Death-penalty skepticism is so widespread that Clinton, Obama, or Edwards would hardly be going out on a limb if they made it a platform. This year, executions reached a 13-year low, the Supreme Court geared up to examine lethal injection, and earlier this month New Jersey became the first state in 40 years to abolish the death penalty. And yet the candidates aren't biting. Part of the explanation is that Iraq and terrorism have become the new arena in which Democrats must prove their mettle. Another concern may be that so long as 47 percent of Americans support the death penalty, advocating reform is still too risky. But Democrats say that they represent moral leadership and a force for change. That doesn't square with staying quiet about the death penalty until it's universally loathed. And with the race in the primary so close, candidates should be eager to distinguish themselves from their opponents while playing to the base (Democrats are far more likely to oppose the death penalty than are Republicans).
Curiously, the best explanation for the Democrats' reticence on this issue may be the remarkable decrease in crime of recent decades. Only 3 percent of Americans think crime is one of the top two problems facing the nation today, and while that should make it an ideal time to do away with the death penalty—because scare tactics can't be easily exploited—it's actually having the opposite effect. Americans may know that the death penalty's not working. They just don't care enough to insist that something be done about it. And for all of their talk about new forms of leadership, the Democratic candidates aren't going to waste air time or political capital trying to change that. The stage is set for a Democratic candidate to do the right thing on the death penalty, but none of them has the nerve. They might just be wimps after all.

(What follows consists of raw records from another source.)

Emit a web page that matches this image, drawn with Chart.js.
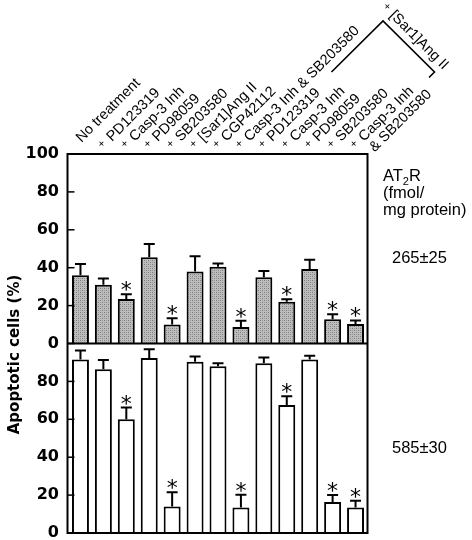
<!DOCTYPE html>
<html lang="en">
<head>
<meta charset="UTF-8">
<title>Apoptotic cells</title>
<script src="https://cdn.jsdelivr.net/npm/chart.js@4.4.0/dist/chart.umd.min.js"></script>
<style>
  body { margin: 0; background: #fff; }
  canvas { display: block; }
</style>
</head>
<body>
<canvas id="myChart" width="472" height="540"></canvas>
<script>
// treatments, left to right (the last five are all given with [Sar1]Ang II)
const treatments = ['No treatment', '+ PD123319', '+ Casp-3 Inh', '+ PD98059', '+ SB203580',
  '+ [Sar1]Ang II', '+ CGP42112', '+ Casp-3 Inh & SB203580',
  '+ PD123319', '+ Casp-3 Inh', '+ PD98059', '+ SB203580', ['+ Casp-3 Inh', '& SB203580']];
const groupLabel = '+ [Sar1]Ang II';

// upper panel (AT2R 265±25), lower panel (AT2R 585±30)
const topMean = [36, 31, 23.5, 45.5, 10, 38, 40.5, 8.7, 35, 22, 39.3, 12.8, 10.3];
const topSD   = [6, 3.3, 2.5, 7, 3.3, 8, 1.7, 3.3, 3.3, 1.3, 4.9, 2.6, 1.9];
const lowMean = [91.5, 86.4, 60, 92.4, 14, 90.4, 88, 13.5, 89.6, 67.5, 91.5, 16.3, 13.5];
const lowSD   = [4.8, 4.9, 6.2, 4.6, 7.5, 2.7, 1.6, 6.7, 3, 4.7, 2.1, 3.8, 3.5];
const signif  = [0, 0, 1, 0, 1, 0, 0, 1, 0, 1, 0, 1, 1];

const topTicks = [0, 20, 40, 60, 80, 100];
const lowTicks = [0, 20, 40, 60, 80];
const at2r = ['265±25', '585±30'];

const SANS = '"Liberation Sans", Arial, sans-serif';
const BOLD = '"DejaVu Sans", sans-serif';

function stipple() {
  const c = document.createElement('canvas');
  c.width = 4; c.height = 4;
  const g = c.getContext('2d');
  g.fillStyle = '#bdbdbd'; g.fillRect(0, 0, 4, 4);
  g.fillStyle = '#7c7c7c'; g.fillRect(0, 0, 1, 1); g.fillRect(2, 2, 1, 1);
  g.fillStyle = '#9a9a9a'; g.fillRect(2, 0, 1, 1); g.fillRect(0, 2, 1, 1);
  return g.createPattern(c, 'repeat');
}

function plusText(ctx, s, x, y, plusDx, plusDy) {
  // small "+" in front of the label, then the name
  ctx.font = '11px ' + SANS;
  ctx.textAlign = 'center';
  ctx.fillText('+', x + plusDx, y + plusDy);
  ctx.font = '14.5px ' + SANS;
  ctx.textAlign = 'left';
  ctx.fillText(s, x, y);
}

const decor = {
  id: 'decor',
  afterDatasetsDraw(chart) {
    const ctx = chart.ctx, a = chart.chartArea;
    const x = chart.scales.x, yT = chart.scales.yTop, yB = chart.scales.yBot;
    const fl = a.left - 1.5, fr = a.right + 0.5;
    ctx.save();
    ctx.strokeStyle = '#000';
    ctx.fillStyle = '#000';

    // error bars and asterisks
    ctx.lineWidth = 2;
    [[yT, topMean, topSD], [yB, lowMean, lowSD]].forEach(([sc, m, sd]) => {
      m.forEach((v, i) => {
        const px = x.getPixelForValue(i);
        const y0 = sc.getPixelForValue(v), y1 = sc.getPixelForValue(v + sd[i]);
        ctx.beginPath();
        ctx.moveTo(px, y0); ctx.lineTo(px, y1);
        ctx.moveTo(px - 5.5, y1); ctx.lineTo(px + 5.5, y1);
        ctx.stroke();
        if (signif[i]) {
          ctx.font = '22px ' + BOLD;
          ctx.textAlign = 'center';
          ctx.textBaseline = 'alphabetic';
          ctx.fillText('*', px, y1 + 3);
        }
      });
    });

    // frame, divider and inward ticks
    ctx.lineWidth = 2;
    ctx.strokeRect(fl, a.top, fr - fl, a.bottom - a.top);
    const mid = yT.getPixelForValue(0);
    ctx.beginPath(); ctx.moveTo(fl, mid); ctx.lineTo(fr, mid); ctx.stroke();
    ctx.lineWidth = 1.5;
    [[yT, topTicks], [yB, lowTicks]].forEach(([sc, tk]) => {
      tk.forEach(v => {
        const py = sc.getPixelForValue(v);
        ctx.beginPath(); ctx.moveTo(fl, py); ctx.lineTo(fl + 7, py); ctx.stroke();
      });
    });

    // rotated treatment labels
    ctx.textBaseline = 'alphabetic';
    treatments.forEach((lab, i) => {
      const lines = Array.isArray(lab) ? lab : [lab];
      const px = x.getPixelForValue(i);
      const hasPlus = lines[0].startsWith('+ ');
      ctx.save();
      if (hasPlus) ctx.translate(px + 8.5, a.top - 12);
      else ctx.translate(px + 1, a.top - 11);
      ctx.rotate(-Math.PI / 4);
      lines.forEach((ln, k) => {
        if (k === 0 && hasPlus) {
          plusText(ctx, ln.slice(2), 0, 0, -8.5, -2.5);
        } else {
          ctx.font = '14.5px ' + SANS;
          ctx.textAlign = 'left';
          ctx.fillText(ln, 0, k * 15);
        }
      });
      ctx.restore();
    });

    // bracket over the last five treatments
    const ax = a.right + 16, ay = a.top - 133;
    ctx.lineWidth = 1.6;
    ctx.beginPath();
    ctx.moveTo(a.right - 35.5, a.top - 82);
    ctx.lineTo(ax, ay);
    ctx.lineTo(a.right + 67.5, a.top - 82);
    ctx.lineTo(a.right + 62, a.top - 76.5);
    ctx.stroke();
    ctx.save();
    ctx.translate(ax + 6, ay - 5);
    ctx.rotate(Math.PI / 4);
    plusText(ctx, groupLabel.slice(2), 0, 0, -8, -2);
    ctx.restore();

    // y title
    ctx.save();
    ctx.font = 'bold 15px ' + BOLD;
    ctx.textAlign = 'center';
    ctx.translate(18.5, mid + 11);
    ctx.rotate(-Math.PI / 2);
    ctx.fillText('Apoptotic cells (%)', 0, 0);
    ctx.restore();

    // AT2R column
    const tx = a.right + 16;
    ctx.textAlign = 'left';
    ctx.font = '16.5px ' + SANS;
    ctx.fillText('AT', tx, a.top + 26.5);
    let w = ctx.measureText('AT').width;
    ctx.font = '11px ' + SANS;
    ctx.fillText('2', tx + w, a.top + 30.5);
    w += ctx.measureText('2').width;
    ctx.font = '16.5px ' + SANS;
    ctx.fillText('R', tx + w, a.top + 26.5);
    ctx.fillText('(fmol/', tx, a.top + 43.5);
    ctx.fillText('mg protein)', tx, a.top + 60.5);
    ctx.fillText(at2r[0], a.right + 25, a.top + 108.5);
    ctx.fillText(at2r[1], a.right + 25, a.top + 298.5);
    ctx.restore();
  }
};

const fit = s => { s.width = 69; s.paddingTop = 0; s.paddingBottom = 0; };

new Chart(document.getElementById('myChart'), {
  type: 'bar',
  data: {
    labels: treatments,
    datasets: [
      { data: topMean, yAxisID: 'yTop', backgroundColor: stipple(), borderColor: '#000', borderWidth: 2,
        grouped: false, barPercentage: 0.74, categoryPercentage: 1 },
      { data: lowMean, yAxisID: 'yBot', backgroundColor: '#fff', borderColor: '#000', borderWidth: 2,
        grouped: false, barPercentage: 0.74, categoryPercentage: 1 }
    ]
  },
  options: {
    responsive: false,
    animation: false,
    layout: { padding: { top: 154, right: 105, bottom: 7, left: 0 } },
    plugins: { legend: { display: false }, tooltip: { enabled: false } },
    scales: {
      x: { display: false },
      yTop: {
        position: 'left', stack: 'panels', stackWeight: 1, weight: 2,
        min: 0, max: 100, afterFit: fit,
        afterBuildTicks: s => { s.ticks = topTicks.map(v => ({ value: v })); },
        grid: { display: false, drawTicks: false }, border: { display: false },
        ticks: { color: '#000', padding: 10, autoSkip: false,
          font: { family: BOLD, size: 16, weight: 'bold' } }
      },
      yBot: {
        position: 'left', stack: 'panels', stackWeight: 1, weight: 1,
        min: 0, max: 100, afterFit: fit,
        afterBuildTicks: s => { s.ticks = lowTicks.map(v => ({ value: v })); },
        grid: { display: false, drawTicks: false }, border: { display: false },
        ticks: { color: '#000', padding: 10, autoSkip: false,
          font: { family: BOLD, size: 16, weight: 'bold' } }
      }
    }
  },
  plugins: [decor]
});
</script>
</body>
</html>
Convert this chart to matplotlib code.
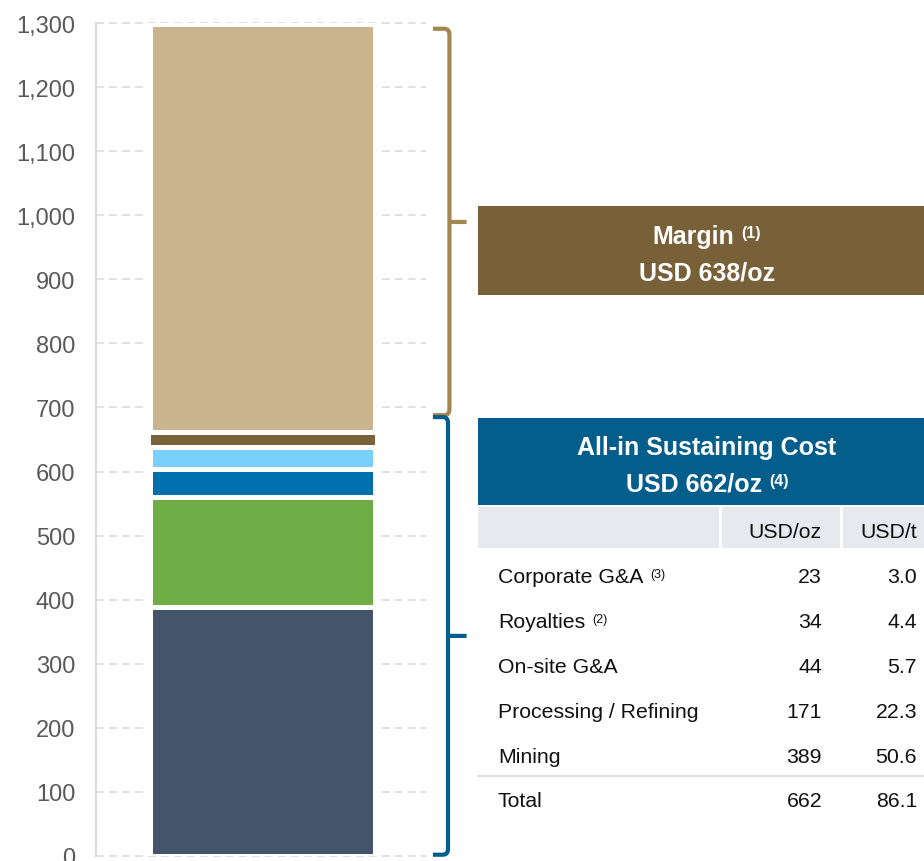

* Correction, Jan. 11, 2007:The original sentence referred to Mitt Romney as the first viable Mormon presidential candidate. A correction posted on Dec. 28, 2007 explained that was wrong because in 1976, Rep. Mo Udall, a Mormon, ran a credible campaign for the Democratic nomination. The corrected sentence then referred to Romney as the first "actively practicing" Mormon candidate. However, that was also inaccurate, because his father, George Romney, made a brief run for the 1968 Republican nomination. ( Return to the corrected sentence.)